The ongoing rivalry between Databricks and Snowflake continues to shape the enterprise data landscape. Both companies now generate similar levels of revenue, but with key distinctions:

  • Databricks leads on AI-native workloads, unifying data + model training within one platform
  • Snowflake leads on cash flow generation and focuses heavily on cloud data warehousing
  • Both companies compete for the same CIO budgets as enterprises increasingly standardize on a single platform for data + AI

Snowflake’s leadership has recently downplayed valuation comparisons, but the acceleration of Databricks’ AI initiatives suggests the competitive gap may evolve quickly.

Fuel for acquisitions, research, and expansion

If completed, the prospective capital raise would give Databricks additional flexibility to:

  • Acquire AI-native startups and IP
  • Hire top ML researchers and infrastructure engineers
  • Expand its open-source ecosystem
  • Deepen its investment into agents, retrieval, and real-time inference

The company has already completed several acquisitions over the past few years—including MosaicML, Okera, and Rubicon—to strengthen its AI stack.

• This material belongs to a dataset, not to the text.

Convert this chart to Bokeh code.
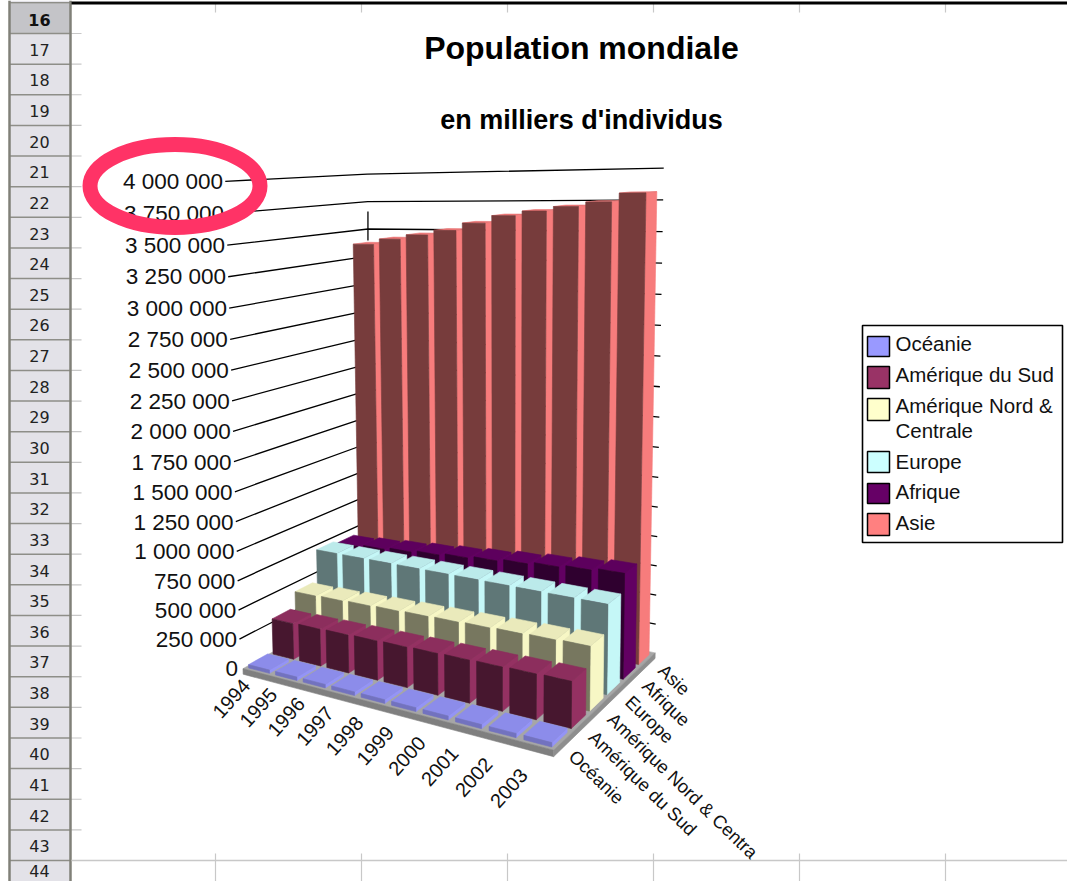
import numpy as np
from bokeh.plotting import figure
from bokeh.models import Range1d, ColumnDataSource
from bokeh.core.properties import value
from bokeh.embed import file_html
from bokeh.resources import INLINE

# ---------- data (thousands of people) ----------
years = ["1994","1995","1996","1997","1998","1999","2000","2001","2002","2003"]
series = ["Océanie","Amérique du Sud","Amérique Nord & Centrale","Europe","Afrique","Asie"]
axis_series_labels = ["Océanie","Amérique du Sud","Amérique Nord & Centra","Europe","Afrique","Asie"]
oceanie  = [28,29,29,30,30,31,31,32,32,33]
am_sud   = [312,318,323,329,334,340,345,350,356,361]
am_nord  = [447,454,461,468,475,481,488,495,502,509]
europe   = [728,728,729,729,729,729,728,727,726,726]
afrique  = [700,717,735,753,772,791,811,831,851,871]
asie     = [3383,3433,3473,3514,3578,3641,3679,3715,3750,3818]
values = [oceanie, am_sud, am_nord, europe, afrique, asie]
colors = ["#9999FF","#993366","#FFFFCC","#CCFFFF","#660066","#FF8080"]
tick_values = list(range(0, 4000001, 250000))
tick_labels = ["0","250 000","500 000","750 000","1 000 000","1 250 000","1 500 000","1 750 000",
               "2 000 000","2 250 000","2 500 000","2 750 000","3 000 000","3 250 000","3 500 000",
               "3 750 000","4 000 000"]
row_labels = [str(i) for i in range(16, 45)]
ZMAX = 4000000.0

# ---------- projection of the chart box on the page ----------
world = [(0,0,0),(0,0,1),(1,0,0),(1,1,0),(1,1,1),(0,1,0),(0,1,1)]
image = [(245,666),(225,181),(553,752),(656,650),(662,168),(370,597),(370,173)]
A, b = [], []
for (u,v,w),(x,y) in zip(world,image):
    A.append([u,v,w,1,0,0,0,0,-x*u,-x*v,-x*w]); b.append(x)
    A.append([0,0,0,0,u,v,w,1,-y*u,-y*v,-y*w]); b.append(y)
m = np.linalg.lstsq(np.array(A,float),np.array(b,float),rcond=None)[0]
P = np.append(m,1.0).reshape(3,4)
def proj(u,v,w):
    q = P @ np.array([u,v,w,1.0])
    return q[0]/q[2], q[1]/q[2]

def shade(c,f):
    r,g,bb = int(c[1:3],16),int(c[3:5],16),int(c[5:7],16)
    return "#%02x%02x%02x"%(int(r*f),int(g*f),int(bb*f))

p = figure(width=1067, height=881, output_backend="svg", toolbar_location=None,
           x_range=Range1d(0,1067), y_range=Range1d(881,0),
           x_axis_location=None, y_axis_location=None, min_border=0,
           outline_line_color=None, background_fill_color="white")
p.grid.visible = False
FONT = value("Liberation Sans")

# ---------- spreadsheet frame ----------
row_h = 30.63
ys = [33 + row_h*(i-1) for i in range(len(row_labels)+1)]
p.quad(left=9,right=70,top=[0],bottom=[881],fill_color="#E3E2E8",line_color=None)
p.quad(left=9,right=70,top=[3],bottom=[33],fill_color="#C4C4C8",line_color=None)
p.segment(x0=[9]*len(ys),x1=[70]*len(ys),y0=ys,y1=ys,line_color="#8E8E88",line_width=1.5)
p.segment(x0=[70]*len(ys[:-2]),x1=[81]*len(ys[:-2]),y0=ys[:-2],y1=ys[:-2],line_color="#C8C8C8",line_width=1.2)
p.segment(x0=[9,70],x1=[9,70],y0=[0,0],y1=[881,881],line_color="#808078",line_width=2.5)
yc = [33 + row_h*(i-0.5) + 1 for i in range(len(row_labels))][1:]
yc[-1] = 870
p.text(x=[39]*len(yc),y=yc,text=row_labels[1:],text_align="center",text_baseline="middle",
       text_font=value("DejaVu Sans"),text_font_size="16px",text_color="#222222")
p.text(x=[39],y=[19],text=["16"],text_align="center",text_baseline="middle",
       text_font=value("DejaVu Sans"),text_font_size="16px",text_font_style="bold",text_color="#111111")
cols = [215,361,507,653,799,945]
p.segment(x0=cols,x1=cols,y0=[3]*6,y1=[12]*6,line_color="#C8C8C8",line_width=1.2)
p.segment(x0=cols,x1=cols,y0=[853]*6,y1=[881]*6,line_color="#C8C8C8",line_width=1.2)
p.segment(x0=[71],x1=[1067],y0=[860],y1=[860],line_color="#C8C8C8",line_width=1.5)
p.segment(x0=[71],x1=[1067],y0=[2.5],y1=[2.5],line_color="#000000",line_width=3)

# ---------- titles ----------
p.text(x=[581],y=[47],text=["Population mondiale"],text_align="center",text_baseline="middle",
       text_font=FONT,text_font_size="32px",text_font_style="bold",text_color="#000000")
p.text(x=[581],y=[119],text=["en milliers d'individus"],text_align="center",text_baseline="middle",
       text_font=FONT,text_font_size="27px",text_font_style="bold",text_color="#000000")

# ---------- gridlines, tick labels ----------
gx, gy = [], []
lx, ly = [], []
for t in tick_values[1:]:
    w = t/ZMAX
    pts = [proj(-0.01,0,w), proj(0,1,w), proj(1.0,1,w)]
    gx.append([q[0] for q in pts]); gy.append([q[1] for q in pts])
for t in tick_values:
    x,y = proj(0,0,t/ZMAX)
    lx.append(x-5); ly.append(y)
p.multi_line(xs=gx,ys=gy,line_color="#000000",line_width=1.3)
cx = proj(0,1,0.9)[0]
p.segment(x0=[cx],x1=[cx],y0=[240],y1=[211],line_color="#000000",line_width=1.3)
p.text(x=lx,y=ly,text=tick_labels,text_align="right",text_baseline="middle",
       text_font=FONT,text_font_size="22.5px",text_color="#111111")

# ---------- floor ----------
DROP = -0.012
fl = [proj(0,0,0),proj(1,0,0),proj(1,1,0),proj(0,1,0)]
band1 = [proj(0,0,0),proj(1,0,0),proj(1,0,DROP),proj(0,0,DROP)]
band2 = [proj(1,0,0),proj(1,1,0),proj(1,1,DROP),proj(1,0,DROP)]
polys_x,polys_y,polys_c = [],[],[]
for poly,c in [(fl,"#A6A6A6"),(band1,"#7F7F7F"),(band2,"#8E8E8E")]:
    polys_x.append([q[0] for q in poly]); polys_y.append([q[1] for q in poly]); polys_c.append(c)

# ---------- 3D bars, painted back to front ----------
FRAC = 0.78
nu, nv = len(years), len(series)
for j in range(nv-1,-1,-1):
    v0 = (j + (1-FRAC)/2)/nv
    v1 = (j + (1+FRAC)/2)/nv - (0.012 if j == nv-1 else 0)
    front_f = 0.75 if j == 0 else 0.47
    for i in range(nu):
        u0 = (i + (1-FRAC)/2)/nu
        u1 = (i + (1+FRAC)/2)/nu
        w = values[j][i]*1000/ZMAX
        c = colors[j]
        top   = [proj(u0,v0,w),proj(u1,v0,w),proj(u1,v1,w),proj(u0,v1,w)]
        side  = [proj(u1,v0,0),proj(u1,v1,0),proj(u1,v1,w),proj(u1,v0,w)]
        front = [proj(u0,v0,0),proj(u1,v0,0),proj(u1,v0,w),proj(u0,v0,w)]
        for poly,col in [(side,shade(c,0.97)),(top,shade(c,0.92)),(front,shade(c,front_f))]:
            polys_x.append([q[0] for q in poly]); polys_y.append([q[1] for q in poly]); polys_c.append(col)
src = ColumnDataSource(dict(xs=polys_x,ys=polys_y,c=polys_c))
p.patches(xs="xs",ys="ys",fill_color="c",line_color="c",line_width=0.6,source=src)

# ---------- category labels ----------
yx,yy = [],[]
for i in range(nu):
    u = (i+0.5)/nu
    x,y = proj(u,0,0)
    yx.append(x-10-2*u); yy.append(y+9+18*u)
p.text(x=yx,y=yy,text=years,text_align="right",text_baseline="middle",angle=np.radians(48),
       text_font=FONT,text_font_size="20px",text_color="#111111")
sx,sy = [],[]
for j in range(nv):
    v = (j+0.5)/nv
    x,y = proj(1,v,0)
    sx.append(x+8+6*v); sy.append(y+13-6*v)
p.text(x=sx,y=sy,text=axis_series_labels,text_align="left",text_baseline="middle",angle=np.radians(-44),
       text_font=FONT,text_font_size="18.3px",text_color="#111111")

# ---------- legend ----------
p.quad(left=862,right=1062,top=[325],bottom=[542],fill_color="white",line_color="#000000",line_width=1.6)
sw_top = [336,366,398,451,483,513]
sw_bot = [356,388,420,472,503,535]
p.quad(left=[867]*6,right=[889]*6,top=sw_top,bottom=sw_bot,fill_color=colors,line_color="#000000",line_width=1.5)
p.text(x=[895]*7,y=[343,374,405,430,461,491,522],
       text=["Océanie","Amérique du Sud","Amérique Nord &","Centrale","Europe","Afrique","Asie"],
       text_align="left",text_baseline="middle",text_font=FONT,text_font_size="20.5px",text_color="#111111")

# ---------- highlight ring ----------
p.ellipse(x=[174.5],y=[185.5],width=[170],height=[83],fill_color=None,line_color="#FF3366",line_width=15)

open("out.html","w").write(file_html(p,INLINE))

Databricks now approaches 10,000 employees globally and remains one of the most anticipated private companies on the path to an eventual IPO. CEO Ali Ghodsi has repeatedly said he enjoys operating as a private company, though Databricks continues to run structured liquidity programs for employees and early investors.

A defining infrastructure player in the AI era

As AI adoption accelerates across every sector, Databricks’ unified approach to data, governance, and model development positions it as a critical pillar in enterprise transformation. Its trajectory—both in revenue and valuation—reflects a broader shift: organizations increasingly want a single, scalable platform to manage everything from raw data to production-grade AI agents.

In a market where the winners will likely define the next decade of enterprise software, Databricks remains one of the most strategically significant companies shaping how businesses build, deploy, and operationalize AI at scale.